DIRECTIONS FOR THIS TASK: Reproduce exactly, and nothing else, the lines from the one that contains "What React, TypeScript" through the one that contains "import * as". Leave the pictures out.

── MATERIAL

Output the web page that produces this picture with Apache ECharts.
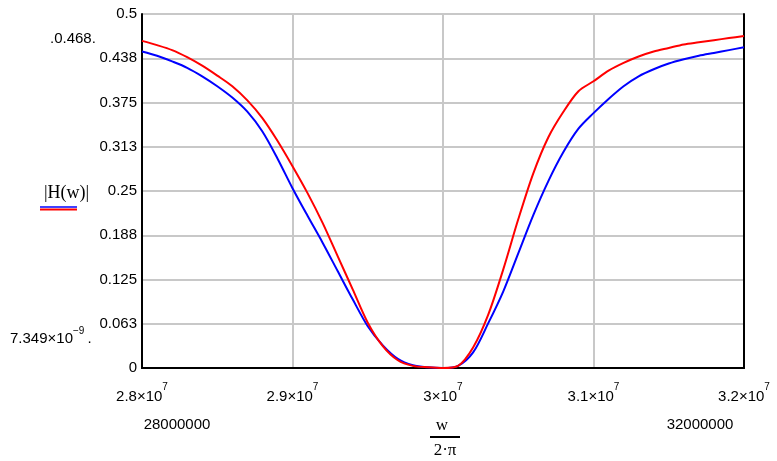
<!DOCTYPE html>
<html>
<head>
<meta charset="UTF-8" />
<title>|H(w)|</title>
<script src="https://cdn.jsdelivr.net/npm/echarts@6/dist/echarts.min.js"></script>
<style>
  html, body { margin: 0; padding: 0; background: #fff; }
  #chart { width: 777px; height: 461px; }
</style>
</head>
<body>
<div id="chart"></div>
<script>
// frequency w/(2*pi) in MHz
const freqMHz = [28.0, 28.1, 28.2, 28.3, 28.4, 28.5, 28.6, 28.7, 28.8, 28.9,
  29.0, 29.1, 29.2, 29.3, 29.4, 29.5, 29.6, 29.7, 29.8, 29.9,
  30.0, 30.1, 30.2, 30.3, 30.4, 30.5, 30.6, 30.7, 30.8, 30.9,
  31.0, 31.1, 31.2, 31.3, 31.4, 31.5, 31.6, 31.7, 31.8, 31.9, 32.0];
// red trace
const hRed = [0.462, 0.456, 0.449, 0.439, 0.427, 0.413, 0.398, 0.378, 0.353, 0.321,
  0.285, 0.247, 0.205, 0.158, 0.111, 0.064, 0.031, 0.011, 0.003, 0.001,
  0.000, 0.003, 0.029, 0.075, 0.139, 0.210, 0.275, 0.326, 0.362, 0.391,
  0.405, 0.420, 0.431, 0.440, 0.447, 0.452, 0.457, 0.460, 0.463, 0.466, 0.469];
// blue trace
const hBlue = [0.447, 0.441, 0.433, 0.424, 0.412, 0.398, 0.382, 0.362, 0.334, 0.296,
  0.254, 0.215, 0.177, 0.137, 0.097, 0.059, 0.032, 0.013, 0.004, 0.001,
  0.000, 0.003, 0.022, 0.063, 0.108, 0.162, 0.216, 0.264, 0.305, 0.338,
  0.360, 0.380, 0.398, 0.412, 0.422, 0.430, 0.436, 0.441, 0.445, 0.449, 0.453];

const xMin = 28e6, xMax = 32e6, xStep = 1e6;
const yMin = 0, yMax = 0.5, yStep = 0.0625;

const pairs = (ys) => freqMHz.map((f, i) => [f * 1e6, ys[i]]);

const chart = echarts.init(document.getElementById('chart'));
const sans = 'Liberation Sans';
const serif = 'Liberation Serif';

chart.setOption({
  animation: false,
  backgroundColor: '#fff',
  grid: { left: 142, right: 33, top: 14, bottom: 93 },
  xAxis: [{
    type: 'value', min: xMin, max: xMax, interval: xStep,
    axisLine: { show: true, onZero: false, lineStyle: { color: '#000', width: 2 } },
    axisTick: { show: false },
    splitLine: { show: true, lineStyle: { color: '#c8c8c8', width: 2 } },
    axisLabel: {
      margin: 14,
      formatter: (v) => '{a|' + (v / 1e7) + '×10}{s|7}',
      rich: {
        a: { fontFamily: sans, fontSize: 15, color: '#000', lineHeight: 22, verticalAlign: 'bottom' },
        s: { fontFamily: sans, fontSize: 10, color: '#000', lineHeight: 22, verticalAlign: 'top', padding: [0, 0, 8, 0] }
      }
    }
  }, {
    type: 'value', min: xMin, max: xMax, position: 'top',
    axisLine: { show: true, lineStyle: { color: '#000', width: 2 } },
    axisTick: { show: false }, axisLabel: { show: false }, splitLine: { show: false }
  }],
  yAxis: [{
    type: 'value', min: yMin, max: yMax, interval: yStep,
    axisLine: { show: true, onZero: false, lineStyle: { color: '#000', width: 2 } },
    axisTick: { show: false },
    splitLine: { show: true, lineStyle: { color: '#c8c8c8', width: 2 } },
    axisLabel: {
      margin: 5, fontFamily: sans, fontSize: 15, color: '#000',
      formatter: (v) => parseFloat(v.toFixed(3)).toString()
    }
  }, {
    type: 'value', min: yMin, max: yMax, position: 'right',
    axisLine: { show: true, lineStyle: { color: '#000', width: 2 } },
    axisTick: { show: false }, axisLabel: { show: false }, splitLine: { show: false }
  }],
  series: [
    {
      name: 'blue', type: 'line', data: pairs(hBlue), showSymbol: false, smooth: 0.3,
      lineStyle: { color: '#0000ff', width: 2 }, itemStyle: { color: '#0000ff' }, z: 3
    },
    {
      name: 'red', type: 'line', data: pairs(hRed), showSymbol: false, smooth: 0.3,
      lineStyle: { color: '#ff0000', width: 2 }, itemStyle: { color: '#ff0000' }, z: 4
    }
  ],
  graphic: [
    // y-range markers
    { type: 'text', x: 50, y: 39, style: { text: '.0.468.', font: '15px ' + sans, fill: '#000', verticalAlign: 'middle' } },
    {
      type: 'text', left: 10, top: 326,
      style: {
        text: '{a|7.349×10}{s|−9}{d|.}',
        rich: {
          a: { fontFamily: sans, fontSize: 15, fill: '#000', lineHeight: 20, verticalAlign: 'bottom' },
          s: { fontFamily: sans, fontSize: 10, fill: '#000', lineHeight: 20, verticalAlign: 'top', padding: [0, 0, 8, 0] },
          d: { fontFamily: sans, fontSize: 15, fill: '#000', lineHeight: 20, verticalAlign: 'bottom', padding: [0, 0, 0, 3] }
        }
      }
    },
    // y title |H(w)| with trace keys
    { type: 'text', x: 44, y: 193, style: { text: '|H(w)|', font: '18px ' + serif, fill: '#000', verticalAlign: 'middle' } },
    { type: 'line', shape: { x1: 40, y1: 207, x2: 77, y2: 207 }, style: { stroke: '#0000ff', lineWidth: 1.5 } },
    { type: 'line', shape: { x1: 40, y1: 209.5, x2: 77, y2: 209.5 }, style: { stroke: '#ff0000', lineWidth: 2 } },
    // x-range markers
    { type: 'text', x: 177, y: 425, style: { text: '28000000', font: '15px ' + sans, fill: '#000', align: 'center', verticalAlign: 'middle' } },
    { type: 'text', x: 700, y: 425, style: { text: '32000000', font: '15px ' + sans, fill: '#000', align: 'center', verticalAlign: 'middle' } },
    // x title w / (2·π)
    { type: 'text', x: 442, y: 426, style: { text: 'w', font: '17px ' + serif, fill: '#000', align: 'center', verticalAlign: 'middle' } },
    { type: 'line', shape: { x1: 430, y1: 437, x2: 460, y2: 437 }, style: { stroke: '#000', lineWidth: 2 } },
    { type: 'text', x: 445, y: 451, style: { text: '2·π', font: '17px ' + serif, fill: '#000', align: 'center', verticalAlign: 'middle' } }
  ]
});
</script>
</body>
</html>
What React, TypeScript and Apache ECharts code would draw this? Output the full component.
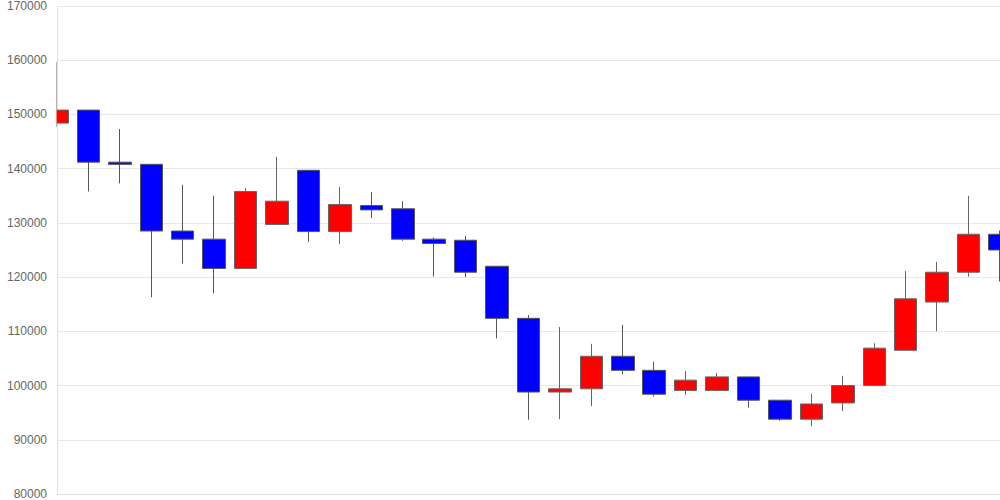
import React, { useEffect, useRef } from "react";
import * as echarts from "echarts";

const categories = [
  "1","2","3","4","5","6","7","8","9","10","11","12","13","14","15","16",
  "17","18","19","20","21","22","23","24","25","26","27","28","29","30","31",
];
// [open, close, low, high]
const openValues = [148400,150800,141200,140800,128500,127000,121600,129700,139700,128400,133200,132600,127000,126800,122000,112400,98800,99400,105400,102800,99100,99100,101600,97300,93800,96800,100000,106500,115400,120900,127900];
const closeValues = [150800,141200,140800,128500,127000,121600,135800,134000,128400,133400,132400,127000,126200,120900,112400,98800,99400,105400,102800,98400,101000,101600,97300,93800,96600,100000,106900,116000,120900,127900,125000];
const lowValues = [147700,135800,137300,116300,122500,117000,121600,129700,126500,126100,130900,126700,120100,120000,108700,93700,93800,96200,102100,98000,98300,99100,95900,93500,92500,95300,100000,106500,110000,120100,119200];
const highValues = [159700,150800,147300,140800,137000,135000,136400,142200,139700,136600,135700,134000,127300,127600,122000,113000,110800,107700,111200,104400,102700,102300,101600,97300,98500,101800,107800,121100,122800,135000,128600];
const yTicks = { min: 80000, max: 170000, interval: 10000 };

export default function App() {
  const ref = useRef<HTMLDivElement>(null);
  useEffect(() => {
    document.body.style.margin = "0";
    if (!ref.current) return;
    const chart = echarts.init(ref.current, undefined, { renderer: "svg" });
    const data = categories.map((_, i) => [openValues[i], closeValues[i], lowValues[i], highValues[i]]);
    chart.setOption({
      animation: false,
      grid: { left: 57, right: 0, top: 6, bottom: 6 },
      graphic: [
        {
          type: "rect",
          z: 5,
          silent: true,
          shape: { x: 0, y: 0, width: 56.5, height: 500 },
          style: { fill: "#fff" },
        },
      ],
      xAxis: {
        type: "category",
        data: categories,
        boundaryGap: false,
        z: 0,
        axisLine: { show: true, lineStyle: { color: "#e0e0e0" } },
        axisTick: { show: false },
        axisLabel: { show: false },
        splitLine: { show: false },
      },
      yAxis: [
        {
          type: "value",
          min: yTicks.min,
          max: yTicks.max,
          interval: yTicks.interval,
          position: "left",
          offset: 0,
          z: 0,
          axisLine: { show: true, lineStyle: { color: "#e0e0e0" } },
          axisTick: { show: false },
          axisLabel: { show: false },
          splitLine: { show: true, lineStyle: { color: "#e8e8e8" } },
        },
        {
          type: "value",
          min: yTicks.min,
          max: yTicks.max,
          interval: yTicks.interval,
          position: "left",
          offset: 0,
          z: 10,
          axisLine: { show: false },
          axisTick: { show: false },
          axisLabel: {
            color: "#666",
            fontSize: 12,
            fontFamily: "Liberation Sans, Arial, sans-serif",
            margin: 10,
            formatter: (v: number) => String(v),
          },
          splitLine: { show: false },
        },
      ],
      series: [
        {
          type: "candlestick",
          data,
          yAxisIndex: 0,
          barWidth: 23,
          z: 2,
          itemStyle: {
            color: "#ff0000",
            color0: "#0000ff",
            borderColor: "#666",
            borderColor0: "#555",
            borderWidth: 1,
          },
        },
      ],
    });
    return () => chart.dispose();
  }, []);
  return <div ref={ref} style={{ width: 1000, height: 500 }} />;
}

────

FULL OUTPUT:
What React, TypeScript and Apache ECharts code would draw this? Output the full component.
import React, { useEffect, useRef } from "react";
import * as echarts from "echarts";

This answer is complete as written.